:: Task prompt ::
Do not repeat pictures. Repeat exactly the lines of the listing below from its first line through the line with "plt.rcParams['font.family'] = ['Liberation".

━━━

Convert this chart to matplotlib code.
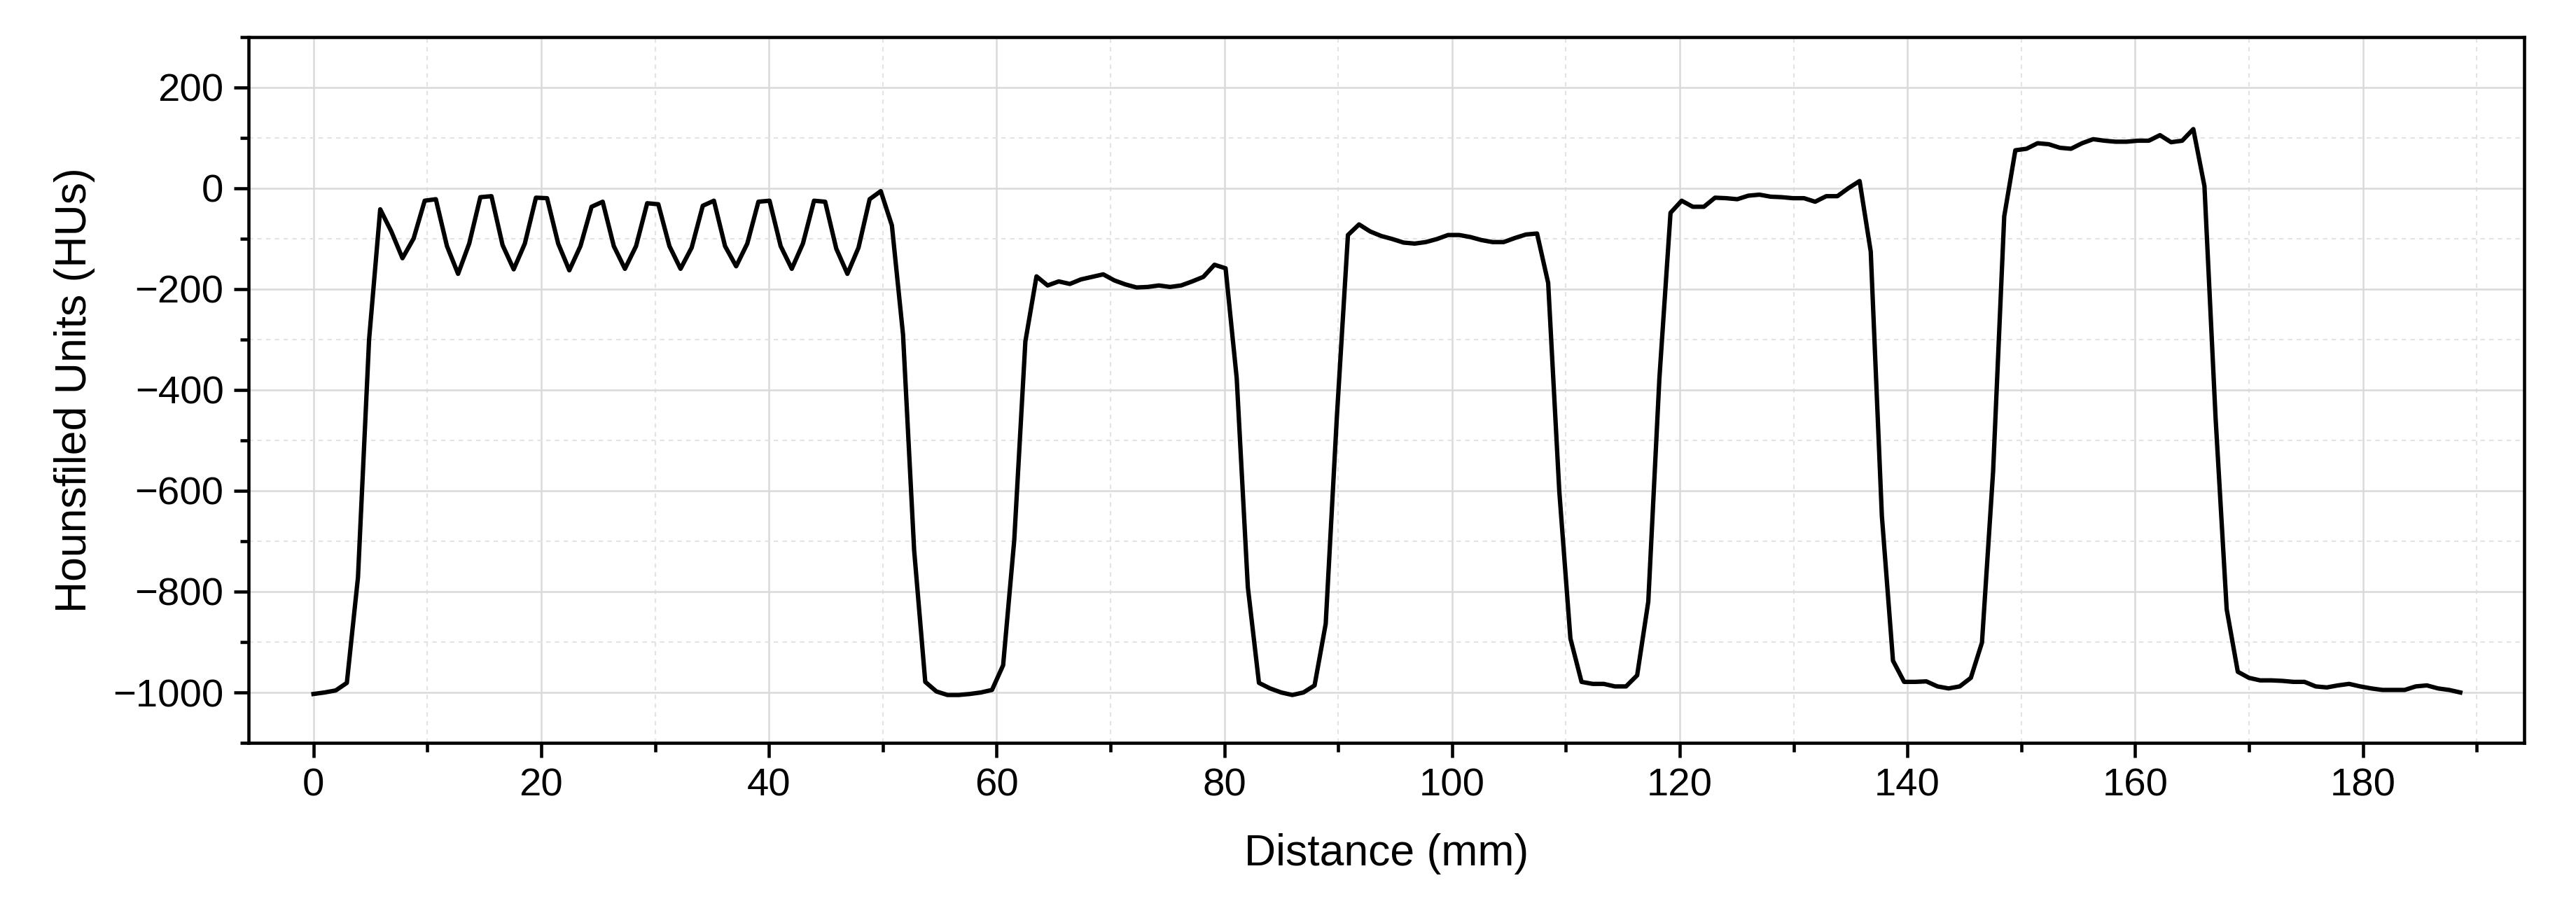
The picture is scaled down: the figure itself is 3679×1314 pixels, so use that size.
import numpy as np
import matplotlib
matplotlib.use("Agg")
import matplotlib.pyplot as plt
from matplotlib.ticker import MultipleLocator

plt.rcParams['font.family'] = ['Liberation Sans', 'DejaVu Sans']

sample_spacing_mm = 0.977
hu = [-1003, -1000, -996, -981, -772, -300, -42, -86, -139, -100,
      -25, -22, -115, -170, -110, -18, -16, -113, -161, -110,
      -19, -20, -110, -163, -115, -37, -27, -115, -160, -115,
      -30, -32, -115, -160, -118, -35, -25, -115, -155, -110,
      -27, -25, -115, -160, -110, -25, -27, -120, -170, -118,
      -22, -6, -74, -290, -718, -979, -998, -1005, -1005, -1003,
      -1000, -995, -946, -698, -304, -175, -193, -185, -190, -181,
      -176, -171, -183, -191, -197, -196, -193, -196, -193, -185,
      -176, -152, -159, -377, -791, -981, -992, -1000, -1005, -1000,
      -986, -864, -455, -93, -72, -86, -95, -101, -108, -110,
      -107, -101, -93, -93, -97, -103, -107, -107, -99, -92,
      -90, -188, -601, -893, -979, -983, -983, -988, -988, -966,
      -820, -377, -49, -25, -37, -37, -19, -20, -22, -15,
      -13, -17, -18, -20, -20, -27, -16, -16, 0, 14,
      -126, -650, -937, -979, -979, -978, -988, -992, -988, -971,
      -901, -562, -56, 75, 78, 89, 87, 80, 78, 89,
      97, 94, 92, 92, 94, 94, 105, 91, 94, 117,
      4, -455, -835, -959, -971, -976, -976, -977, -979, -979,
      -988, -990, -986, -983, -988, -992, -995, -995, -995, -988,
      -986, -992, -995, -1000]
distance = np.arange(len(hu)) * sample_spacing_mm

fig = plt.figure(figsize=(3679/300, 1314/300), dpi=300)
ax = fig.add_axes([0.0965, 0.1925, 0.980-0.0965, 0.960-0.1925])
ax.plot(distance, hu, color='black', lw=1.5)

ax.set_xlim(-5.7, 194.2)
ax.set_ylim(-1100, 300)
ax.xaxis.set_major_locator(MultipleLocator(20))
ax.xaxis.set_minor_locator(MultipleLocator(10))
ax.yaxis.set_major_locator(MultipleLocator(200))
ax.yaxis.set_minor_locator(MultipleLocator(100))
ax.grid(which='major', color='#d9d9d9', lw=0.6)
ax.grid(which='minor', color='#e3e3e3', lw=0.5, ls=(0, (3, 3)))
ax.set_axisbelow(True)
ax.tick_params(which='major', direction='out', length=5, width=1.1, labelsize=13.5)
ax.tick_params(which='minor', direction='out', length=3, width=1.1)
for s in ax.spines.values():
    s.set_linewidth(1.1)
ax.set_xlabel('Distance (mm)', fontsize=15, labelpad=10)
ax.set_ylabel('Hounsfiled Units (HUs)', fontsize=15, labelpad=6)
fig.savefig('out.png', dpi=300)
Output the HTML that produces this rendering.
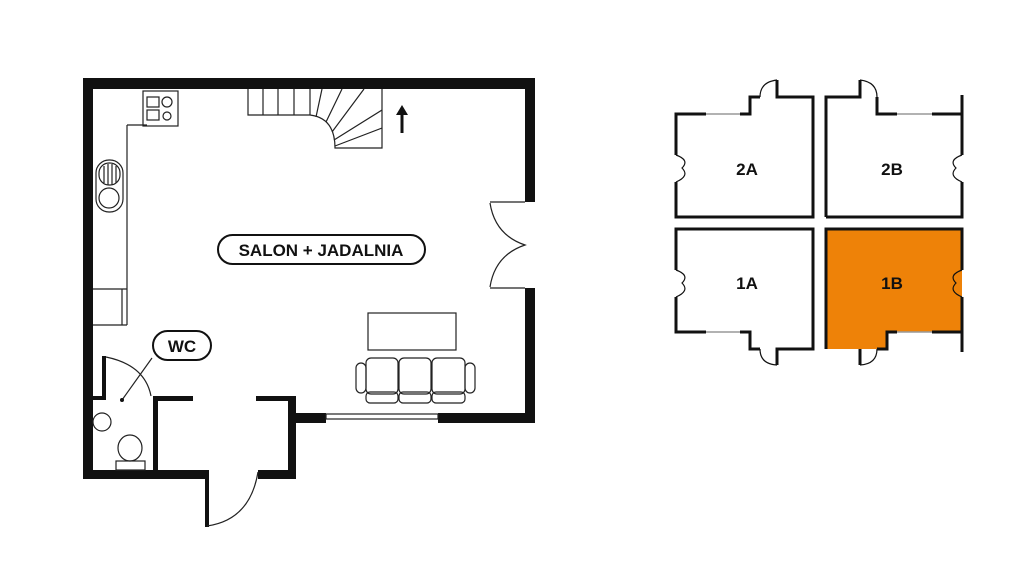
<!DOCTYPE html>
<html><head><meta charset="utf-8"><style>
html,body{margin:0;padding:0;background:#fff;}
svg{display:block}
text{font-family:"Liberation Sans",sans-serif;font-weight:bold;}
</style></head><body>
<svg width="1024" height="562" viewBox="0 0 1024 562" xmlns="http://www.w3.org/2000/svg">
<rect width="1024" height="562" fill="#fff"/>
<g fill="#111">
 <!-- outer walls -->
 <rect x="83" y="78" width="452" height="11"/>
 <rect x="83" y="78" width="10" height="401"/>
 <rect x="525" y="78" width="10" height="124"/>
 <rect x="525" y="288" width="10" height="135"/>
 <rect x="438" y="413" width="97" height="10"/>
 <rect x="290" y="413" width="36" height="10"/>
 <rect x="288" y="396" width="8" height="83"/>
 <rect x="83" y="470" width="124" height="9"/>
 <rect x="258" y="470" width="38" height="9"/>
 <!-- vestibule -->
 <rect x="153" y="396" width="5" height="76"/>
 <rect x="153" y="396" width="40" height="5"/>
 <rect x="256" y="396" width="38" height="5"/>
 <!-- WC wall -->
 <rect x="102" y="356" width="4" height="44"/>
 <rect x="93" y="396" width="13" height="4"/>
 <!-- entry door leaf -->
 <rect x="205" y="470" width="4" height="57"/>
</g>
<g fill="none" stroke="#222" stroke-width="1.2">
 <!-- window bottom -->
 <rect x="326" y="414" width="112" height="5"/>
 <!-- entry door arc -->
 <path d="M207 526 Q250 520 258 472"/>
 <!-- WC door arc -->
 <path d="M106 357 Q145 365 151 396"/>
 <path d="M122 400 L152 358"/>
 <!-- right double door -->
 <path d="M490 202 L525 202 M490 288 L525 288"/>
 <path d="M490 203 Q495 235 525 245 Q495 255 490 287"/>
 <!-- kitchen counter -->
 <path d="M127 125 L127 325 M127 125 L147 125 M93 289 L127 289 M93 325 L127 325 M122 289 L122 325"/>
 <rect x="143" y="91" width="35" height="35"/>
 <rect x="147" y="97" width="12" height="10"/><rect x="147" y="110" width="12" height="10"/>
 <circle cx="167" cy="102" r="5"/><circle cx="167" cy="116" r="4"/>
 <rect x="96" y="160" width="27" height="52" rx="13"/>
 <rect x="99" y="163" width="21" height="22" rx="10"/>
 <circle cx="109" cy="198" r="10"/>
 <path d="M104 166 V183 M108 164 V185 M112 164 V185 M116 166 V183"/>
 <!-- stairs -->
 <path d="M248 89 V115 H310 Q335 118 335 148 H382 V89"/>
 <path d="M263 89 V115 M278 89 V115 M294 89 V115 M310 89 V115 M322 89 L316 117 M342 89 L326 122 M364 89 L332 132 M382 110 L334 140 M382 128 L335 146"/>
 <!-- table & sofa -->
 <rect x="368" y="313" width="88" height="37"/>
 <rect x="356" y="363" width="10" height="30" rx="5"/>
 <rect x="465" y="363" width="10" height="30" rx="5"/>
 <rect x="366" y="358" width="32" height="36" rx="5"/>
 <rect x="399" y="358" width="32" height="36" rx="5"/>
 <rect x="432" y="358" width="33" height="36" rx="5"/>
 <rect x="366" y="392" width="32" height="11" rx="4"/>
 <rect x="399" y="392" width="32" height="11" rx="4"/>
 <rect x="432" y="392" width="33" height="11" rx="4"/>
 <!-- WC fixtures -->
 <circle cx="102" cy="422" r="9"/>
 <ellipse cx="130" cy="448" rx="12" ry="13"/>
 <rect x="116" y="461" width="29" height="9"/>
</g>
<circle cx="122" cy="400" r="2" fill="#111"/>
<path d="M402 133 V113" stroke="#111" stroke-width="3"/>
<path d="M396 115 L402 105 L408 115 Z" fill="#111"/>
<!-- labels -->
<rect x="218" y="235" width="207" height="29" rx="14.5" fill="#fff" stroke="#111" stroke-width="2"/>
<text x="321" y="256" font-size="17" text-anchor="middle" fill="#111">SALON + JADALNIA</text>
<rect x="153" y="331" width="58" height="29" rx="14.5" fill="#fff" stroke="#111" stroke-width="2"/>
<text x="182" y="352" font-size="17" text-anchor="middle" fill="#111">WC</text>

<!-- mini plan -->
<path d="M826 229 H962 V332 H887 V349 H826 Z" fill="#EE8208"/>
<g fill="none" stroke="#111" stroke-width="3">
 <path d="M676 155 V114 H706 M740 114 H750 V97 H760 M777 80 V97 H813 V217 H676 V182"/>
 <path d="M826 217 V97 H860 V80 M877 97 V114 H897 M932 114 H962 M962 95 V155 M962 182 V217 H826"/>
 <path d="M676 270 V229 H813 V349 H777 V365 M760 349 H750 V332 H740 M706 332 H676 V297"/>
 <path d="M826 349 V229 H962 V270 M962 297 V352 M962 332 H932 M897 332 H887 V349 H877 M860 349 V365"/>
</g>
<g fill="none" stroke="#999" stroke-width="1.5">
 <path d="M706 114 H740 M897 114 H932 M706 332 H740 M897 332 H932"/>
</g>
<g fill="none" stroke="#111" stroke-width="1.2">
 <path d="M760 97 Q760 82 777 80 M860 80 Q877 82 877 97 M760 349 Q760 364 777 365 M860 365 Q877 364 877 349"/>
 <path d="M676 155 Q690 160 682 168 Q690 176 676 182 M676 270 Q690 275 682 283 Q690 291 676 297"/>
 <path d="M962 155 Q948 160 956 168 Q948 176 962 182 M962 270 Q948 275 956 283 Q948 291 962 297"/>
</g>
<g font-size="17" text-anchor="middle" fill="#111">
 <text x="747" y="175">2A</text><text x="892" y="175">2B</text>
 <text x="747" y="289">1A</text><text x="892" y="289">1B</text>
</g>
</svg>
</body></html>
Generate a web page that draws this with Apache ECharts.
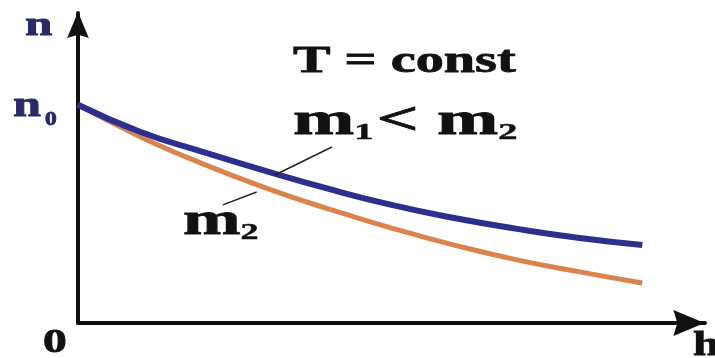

━━━

:: Complete output ::
Convert this chart to matplotlib code.
The picture is scaled down: the figure itself is 3679×1314 pixels, so use that size.
import numpy as np
import matplotlib
matplotlib.use("Agg")
import matplotlib.pyplot as plt
from matplotlib.ticker import MultipleLocator

plt.rcParams['font.family'] = ['Liberation Sans', 'DejaVu Sans']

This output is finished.